‘O que nós vamos comemorar?’, indaga liderança indígena sobre os 30 anos de demarcação das TI Yanomami

MANAUS — Pouco tem a celebrar o povo indígena Yanomami no dia em que a demarcação de suas terras completa 30 anos, nesta quarta-feira, 25. Ameaçados constantemente pela devastação da floresta e agora pela ação do garimpo ilegal, o povo originário luta para sobreviver e resistir na proteção da maior reserva indígena do País.

Maloca na Terra Indígena Yanomami. (Guilherme Gnipper Trevisan/Hutukara) Copyright © AGÊNCIA CENARIUM

São mais de 28 mil Yanomami, de, aproximadamente, 370 comunidades que lutam para proteger contra os 30 mil garimpeiros que atuam em atividades ilegais e que geram danos ao meio ambiente em uma área de 10 milhões de hectares localizada em uma região que engloba cinco municípios do Estado de Roraima e dois do Amazonas.

São constantes as denúncias de casos de agressão, mortes, conflitos e de violência sexual cometidos pelos garimpeiros contra o povo Yanomami. Não há o que se comemorar neste ano, garante o presidente do Conselho Distrital de Saúde Indígena Yanomami e Yek’wana (Condisi-YY), Junior Hekurari Yanomami.

“Estamos completando 30 anos de Terra Indígena (TI) Yanomami e o que nós vamos comemorar? Não há o que se comemorar. Não temos nenhuma proteção do governo federal na Terra Indígena Yanomami. Não tivemos nenhuma resposta do governo para ver a realidade dos brasileiros que estão sofrendo na Terra Indígena Yanomami. Queremos que esses garimpeiros sejam retirados urgente da terra indígena para a gente reorganizar as comunidades”, contou.

Caos Ambiental

O que se vê nos dias atuais se repetiu no ano do decreto da demarcação da terra indígena, em 1992, uma invasão de mais de 40 mil garimpeiros nas terras em uma corrida pelo ouro. No mesmo ano, o Brasil recebeu a conferência de meio ambiente das Nações Unidas, a Eco-92, e a concessão do direito exclusivo ao uso das Terras Yanomami fazia cumprir a Constituição Federal e era uma demonstração de força perante o mundo.

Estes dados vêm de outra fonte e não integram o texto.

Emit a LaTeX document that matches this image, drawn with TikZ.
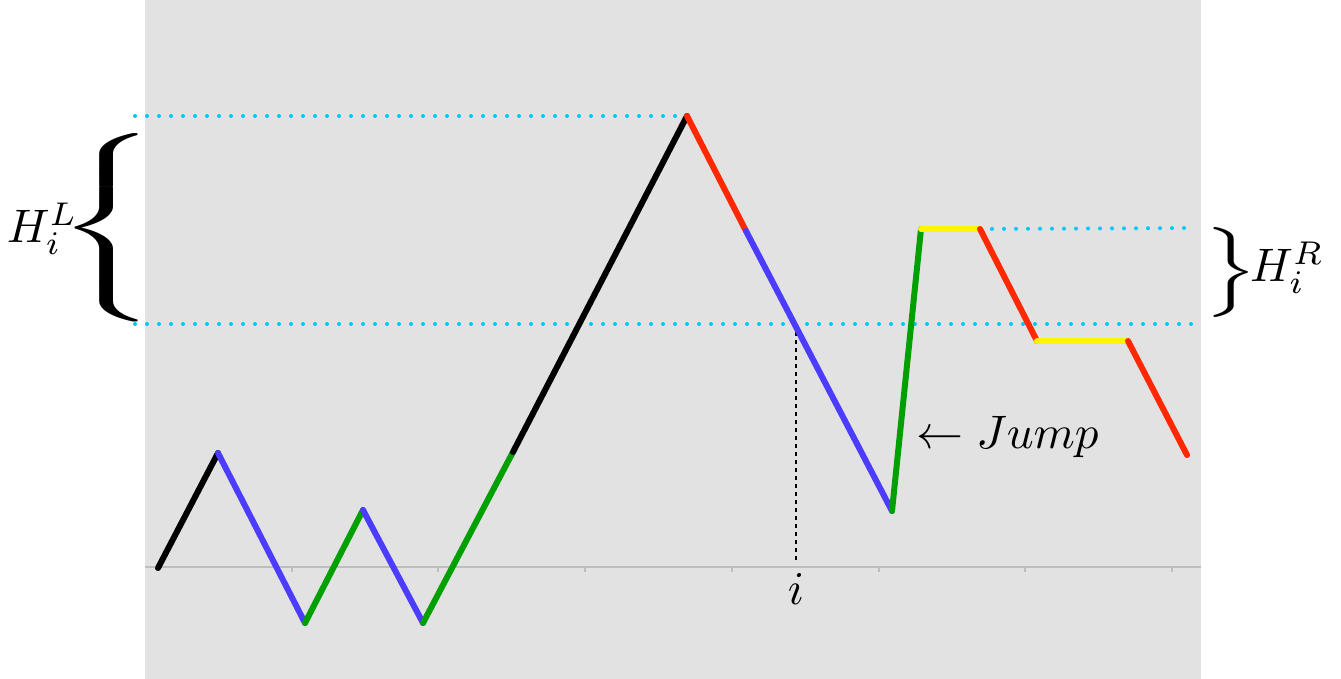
\documentclass[tikz,border=0pt]{standalone}
\usepackage{graphicx}
\definecolor{bggray}{RGB}{226,226,226}
\definecolor{axisgray}{RGB}{190,190,190}
\definecolor{dotcyan}{RGB}{0,200,255}
\definecolor{segblue}{RGB}{75,60,255}
\definecolor{seggreen}{RGB}{0,160,0}
\definecolor{segred}{RGB}{255,40,0}
\definecolor{segyellow}{RGB}{255,245,0}
\newcommand{\bigtxt}[1]{\scalebox{4.7}{#1}}
\tikzset{
  seg/.style={line width=6pt, line cap=round},
  guide/.style={dotcyan, line width=4pt, line cap=round, dash pattern=on 0pt off 12pt},
  lbl/.style={inner sep=0pt},
}
\begin{document}
\begin{tikzpicture}[x=1pt,y=-1pt]
\useasboundingbox (0,0) rectangle (1341,679);
\fill[bggray] (145,0) rectangle (1201,679);
% axis
\draw[axisgray, line width=2pt] (145,567) -- (1201,567);
\foreach \t in {292,438,585,732,879,1025,1172}
  \draw[axisgray, line width=1.5pt] (\t,567) -- (\t,572);
% path points
\coordinate (p0) at (158,568);
\coordinate (p1) at (218,453);
\coordinate (p2) at (305,623);
\coordinate (p3) at (363,510);
\coordinate (p4) at (423,623);
\coordinate (p5) at (513,452);
\coordinate (p6) at (687,116);
\coordinate (p7) at (746,231);
\coordinate (p8) at (892,511);
\coordinate (p9) at (921,229);
\coordinate (p10) at (980,229);
\coordinate (p11) at (1037,341);
\coordinate (p12) at (1128,341);
\coordinate (p13) at (1187,455);
% guides
\coordinate (gl1) at (135,116);
\coordinate (gl2) at (135,324);
\coordinate (gr1) at (1195,228);
\coordinate (gr2) at (1195,324);
\draw[guide] (gl1) -- (p6);
\draw[guide] (gl2) -- (gr2);
\draw[guide] (p10) -- (gr1);
% vertical dashed line to i
\coordinate (ip) at (796,324);
\coordinate (ie) at (796,560);
\node[lbl] (i) at (796,589) {\bigtxt{$i$}};
\draw[black, line width=2.2pt, dash pattern=on 4pt off 4pt] (ip) -- (ie);
% path segments
\draw[seg, black] (p0) -- (p1);
\draw[seg, segblue] (p1) -- (p2);
\draw[seg, seggreen] (p2) -- (p3);
\draw[seg, segblue] (p3) -- (p4);
\draw[seg, seggreen] (p4) -- (p5);
\draw[seg, black] (p5) -- (p6);
\draw[seg, segred] (p6) -- (p7);
\draw[seg, segblue] (p7) -- (p8);
\draw[seg, seggreen] (p8) -- (p9);
\draw[seg, segyellow] (p9) -- (p10);
\draw[seg, segred] (p10) -- (p11);
\draw[seg, segyellow] (p11) -- (p12);
\draw[seg, segred] (p12) -- (p13);
% braces and labels
\node[inner sep=0pt] (lb) at (114,227.5) {\scalebox{11.5}[4.5]{$\left\{\vcenter{\hrule height 20.5pt depth 20.5pt width 0pt}\right.$}};
\node[lbl, anchor=east] (HL) at (78,229) {\bigtxt{$H_i^L$}};
\node[inner sep=0pt] (rb) at (1226,273) {\scalebox{8}[5]{$\left.\vcenter{\hrule height 9pt depth 9pt width 0pt}\right\}$}};
\node[lbl, anchor=west] (HR) at (1250,268) {\bigtxt{$H_i^R$}};
\node[lbl, anchor=west] (jump) at (916,437) {\bigtxt{$\leftarrow Jump$}};
\end{tikzpicture}
\end{document}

O relatório “Yanomami sob ataque”, divulgado pela Hutukara Associação Yanomami (HAY), relata que o garimpo ilegal avançou 46% na terra indígena, causando a maior devastação em 30 anos desde a demarcação das terras. A degradação, em 2021, foi de 3.272 hectares, contra os 2.234 de 2020. Dos 37 polos de saúde existentes na Terra Yanomami, 18 possuem registro de desmatamento relacionado ao garimpo.

Com artigos publicados recentemente pela revista científica Science, o biólogo Lucas Ferrante afirma que “é urgente que o governo brasileiro tire os invasores das Terras Indígenas Yanomami”, pois as mesmas “são cruciais para a conservação da Amazônia, da biodiversidade, dos serviços ecossistêmicos e esses povos precisam ser protegidos, pois eles são guardiões de uma parte fundamental para a conservação da Amazônia”, ressaltou.

Para o ambientalista Carlos Durigan, é “inaceitável” a ação que o povo originário vem sofrendo sem contar com o apoio do governo federal para reverter a situação atual. Durigan afirma ainda que os Yanomami enfrentam ameaças no “seu território, seu modo de viver e produzir” e fala da agravante que é o uso do mercúrio no uso do garimpo ilegal.

“O mercúrio ele tem poder de contaminação sistêmica, além de contaminar água, sedimentos, ele também entra na cadeia alimentar e o mercúrio acaba sendo uma fonte de contaminação nesses rios com dinâmicas alteradas e isso acaba contaminando as pessoas que consomem a água e peixes desses rios e igarapés e acaba gerando um problema gravíssimo para a população Yanomami”, explicou o ambientalista.

Festividade Yanomami

Uma celebração para marcar os 30 anos de demarcação da Terra Indígena Yanomami com participação de lideranças indígenas está sendo realizada desde domingo, 22, com previsão de término para esta quinta-feira, 26. Aproximadamente, 900 pessoas estão reunidas para celebrar a data na Comunidade Xihobi, no Amazonas, inclusive com a participação do ambientalista e líder indígena Ailton Krenak e do missionário Carlo Zacquini.